Exercise:
Provide again, from the entries below, every line from the one containing "Give me the matplotlib source for this chart." through the one containing "edgecolor='black', linewidth=0.9, hatch='....')", exactly as written, and no other line.

Provided data:
++++++++
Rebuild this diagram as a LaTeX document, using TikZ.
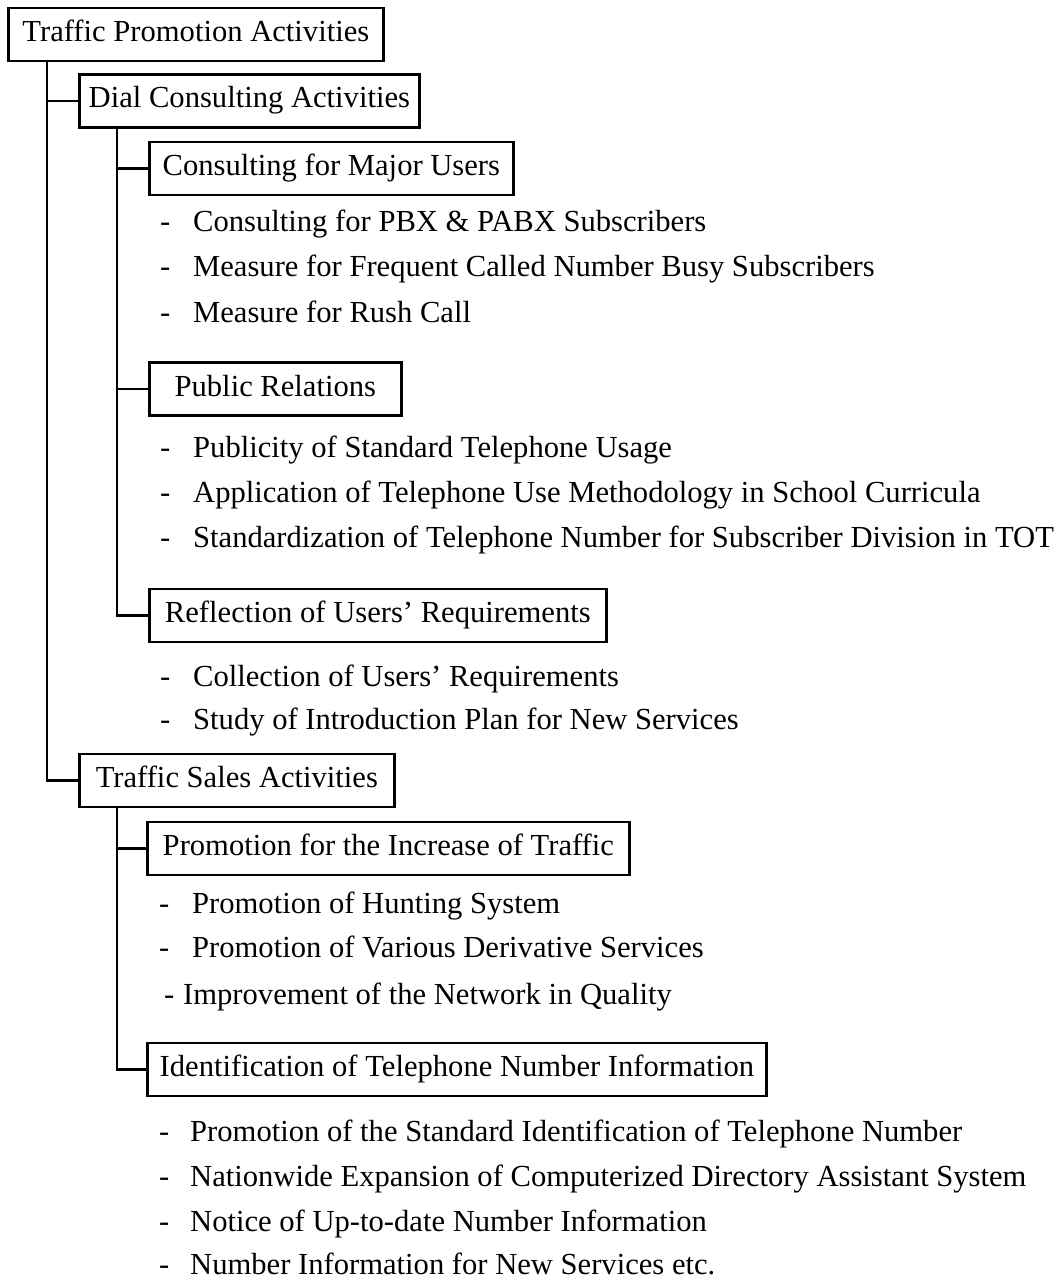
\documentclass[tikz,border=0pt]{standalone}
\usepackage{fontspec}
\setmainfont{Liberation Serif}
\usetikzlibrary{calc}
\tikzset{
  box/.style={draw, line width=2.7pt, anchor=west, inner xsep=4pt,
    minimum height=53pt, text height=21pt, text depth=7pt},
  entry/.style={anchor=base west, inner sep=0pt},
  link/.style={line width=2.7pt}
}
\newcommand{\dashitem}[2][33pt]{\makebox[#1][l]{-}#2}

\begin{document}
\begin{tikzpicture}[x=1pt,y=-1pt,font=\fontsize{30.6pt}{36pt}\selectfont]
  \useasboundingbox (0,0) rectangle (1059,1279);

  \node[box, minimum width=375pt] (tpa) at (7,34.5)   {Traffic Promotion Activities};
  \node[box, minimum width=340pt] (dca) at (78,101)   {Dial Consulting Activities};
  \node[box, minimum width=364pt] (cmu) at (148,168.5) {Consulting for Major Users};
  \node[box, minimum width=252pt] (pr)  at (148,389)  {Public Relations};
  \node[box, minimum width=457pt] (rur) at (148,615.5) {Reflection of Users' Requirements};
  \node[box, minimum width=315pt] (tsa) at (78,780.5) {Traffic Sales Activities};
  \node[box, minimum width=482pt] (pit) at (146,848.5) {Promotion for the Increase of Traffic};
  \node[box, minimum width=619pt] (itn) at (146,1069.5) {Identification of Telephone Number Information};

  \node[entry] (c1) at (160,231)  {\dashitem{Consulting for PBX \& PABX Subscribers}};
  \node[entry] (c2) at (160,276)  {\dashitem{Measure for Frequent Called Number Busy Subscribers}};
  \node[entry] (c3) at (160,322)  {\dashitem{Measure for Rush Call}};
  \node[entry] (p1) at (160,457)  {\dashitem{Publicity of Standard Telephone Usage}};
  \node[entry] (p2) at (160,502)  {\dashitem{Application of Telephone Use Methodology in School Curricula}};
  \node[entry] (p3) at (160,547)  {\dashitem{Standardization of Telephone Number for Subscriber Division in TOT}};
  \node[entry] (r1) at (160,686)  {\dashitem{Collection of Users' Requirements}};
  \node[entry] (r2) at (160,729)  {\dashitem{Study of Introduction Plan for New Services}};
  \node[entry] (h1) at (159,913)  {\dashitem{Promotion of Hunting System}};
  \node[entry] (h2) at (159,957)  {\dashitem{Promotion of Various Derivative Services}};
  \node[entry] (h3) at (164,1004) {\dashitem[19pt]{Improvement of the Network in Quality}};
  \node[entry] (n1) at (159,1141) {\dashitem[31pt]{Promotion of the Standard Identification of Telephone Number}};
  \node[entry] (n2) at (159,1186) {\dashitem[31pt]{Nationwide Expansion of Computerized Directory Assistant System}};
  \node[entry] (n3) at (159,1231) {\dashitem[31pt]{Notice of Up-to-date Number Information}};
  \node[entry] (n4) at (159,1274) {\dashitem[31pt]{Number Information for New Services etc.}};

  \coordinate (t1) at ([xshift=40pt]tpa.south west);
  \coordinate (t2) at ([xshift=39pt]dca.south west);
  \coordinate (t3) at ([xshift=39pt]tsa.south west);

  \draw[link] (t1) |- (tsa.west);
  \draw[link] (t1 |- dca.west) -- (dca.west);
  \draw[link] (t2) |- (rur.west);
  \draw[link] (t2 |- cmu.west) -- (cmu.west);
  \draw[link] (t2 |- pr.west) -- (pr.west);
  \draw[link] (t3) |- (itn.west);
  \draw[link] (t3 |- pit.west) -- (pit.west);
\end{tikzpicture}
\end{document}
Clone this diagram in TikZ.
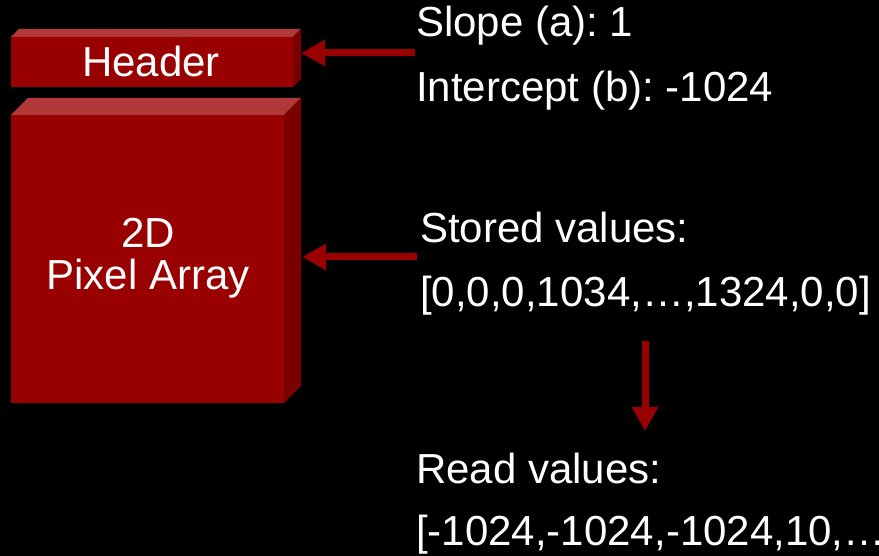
++++++++
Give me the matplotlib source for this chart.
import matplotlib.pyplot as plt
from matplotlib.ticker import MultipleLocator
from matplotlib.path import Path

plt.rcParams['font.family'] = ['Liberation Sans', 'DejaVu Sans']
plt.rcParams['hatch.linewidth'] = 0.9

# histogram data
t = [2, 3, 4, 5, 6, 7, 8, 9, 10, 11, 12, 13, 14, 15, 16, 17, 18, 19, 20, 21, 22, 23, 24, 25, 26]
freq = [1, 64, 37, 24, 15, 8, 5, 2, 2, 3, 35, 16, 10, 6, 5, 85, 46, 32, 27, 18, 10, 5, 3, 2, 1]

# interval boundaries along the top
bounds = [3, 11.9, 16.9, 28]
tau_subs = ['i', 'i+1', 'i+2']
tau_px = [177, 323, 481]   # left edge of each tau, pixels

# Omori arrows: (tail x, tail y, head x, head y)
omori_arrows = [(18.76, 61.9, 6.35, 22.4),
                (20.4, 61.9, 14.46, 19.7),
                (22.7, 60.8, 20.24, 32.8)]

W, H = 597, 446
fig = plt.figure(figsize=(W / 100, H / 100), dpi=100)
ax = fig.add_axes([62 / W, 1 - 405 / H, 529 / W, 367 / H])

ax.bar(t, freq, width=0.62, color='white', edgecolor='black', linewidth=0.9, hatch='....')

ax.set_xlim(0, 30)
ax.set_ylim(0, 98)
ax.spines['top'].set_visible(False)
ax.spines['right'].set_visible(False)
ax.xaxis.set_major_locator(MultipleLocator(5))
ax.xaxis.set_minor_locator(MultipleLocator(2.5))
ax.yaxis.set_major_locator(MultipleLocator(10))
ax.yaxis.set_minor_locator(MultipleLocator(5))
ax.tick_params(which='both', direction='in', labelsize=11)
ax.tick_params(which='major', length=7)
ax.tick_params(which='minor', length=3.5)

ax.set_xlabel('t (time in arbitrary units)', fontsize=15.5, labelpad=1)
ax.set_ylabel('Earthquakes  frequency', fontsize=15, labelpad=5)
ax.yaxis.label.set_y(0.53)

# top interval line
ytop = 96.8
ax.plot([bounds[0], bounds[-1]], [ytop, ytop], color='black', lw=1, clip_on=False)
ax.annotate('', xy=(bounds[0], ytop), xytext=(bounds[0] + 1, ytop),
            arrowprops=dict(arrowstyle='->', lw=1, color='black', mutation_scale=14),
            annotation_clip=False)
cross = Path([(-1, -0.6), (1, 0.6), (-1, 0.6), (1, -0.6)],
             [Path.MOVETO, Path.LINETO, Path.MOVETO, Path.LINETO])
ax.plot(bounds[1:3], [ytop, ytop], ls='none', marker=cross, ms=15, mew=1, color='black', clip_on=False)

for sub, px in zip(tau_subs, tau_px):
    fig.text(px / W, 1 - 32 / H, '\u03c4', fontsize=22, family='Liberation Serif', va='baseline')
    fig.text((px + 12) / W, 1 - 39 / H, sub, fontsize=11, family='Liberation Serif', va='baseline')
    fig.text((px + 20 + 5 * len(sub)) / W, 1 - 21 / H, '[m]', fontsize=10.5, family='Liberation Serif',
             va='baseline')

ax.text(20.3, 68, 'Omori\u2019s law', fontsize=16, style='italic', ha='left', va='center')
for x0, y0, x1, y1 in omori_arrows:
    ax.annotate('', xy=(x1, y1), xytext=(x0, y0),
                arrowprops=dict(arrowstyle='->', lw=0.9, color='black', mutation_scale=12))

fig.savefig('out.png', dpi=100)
++++++++
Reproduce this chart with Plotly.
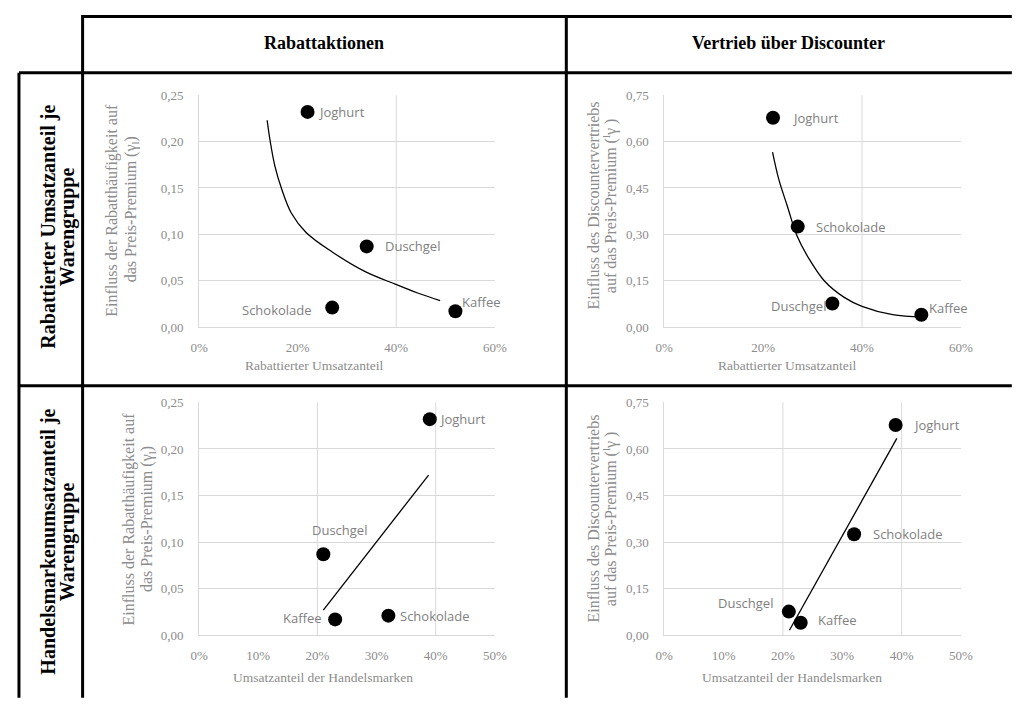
++++++++
Result:
Give me the matplotlib source for this chart.
import matplotlib.pyplot as plt
from matplotlib.ticker import MultipleLocator
from matplotlib.path import Path

plt.rcParams['font.family'] = ['Liberation Sans', 'DejaVu Sans']
plt.rcParams['hatch.linewidth'] = 0.9

# histogram data
t = [2, 3, 4, 5, 6, 7, 8, 9, 10, 11, 12, 13, 14, 15, 16, 17, 18, 19, 20, 21, 22, 23, 24, 25, 26]
freq = [1, 64, 37, 24, 15, 8, 5, 2, 2, 3, 35, 16, 10, 6, 5, 85, 46, 32, 27, 18, 10, 5, 3, 2, 1]

# interval boundaries along the top
bounds = [3, 11.9, 16.9, 28]
tau_subs = ['i', 'i+1', 'i+2']
tau_px = [177, 323, 481]   # left edge of each tau, pixels

# Omori arrows: (tail x, tail y, head x, head y)
omori_arrows = [(18.76, 61.9, 6.35, 22.4),
                (20.4, 61.9, 14.46, 19.7),
                (22.7, 60.8, 20.24, 32.8)]

W, H = 597, 446
fig = plt.figure(figsize=(W / 100, H / 100), dpi=100)
ax = fig.add_axes([62 / W, 1 - 405 / H, 529 / W, 367 / H])

ax.bar(t, freq, width=0.62, color='white', edgecolor='black', linewidth=0.9, hatch='....')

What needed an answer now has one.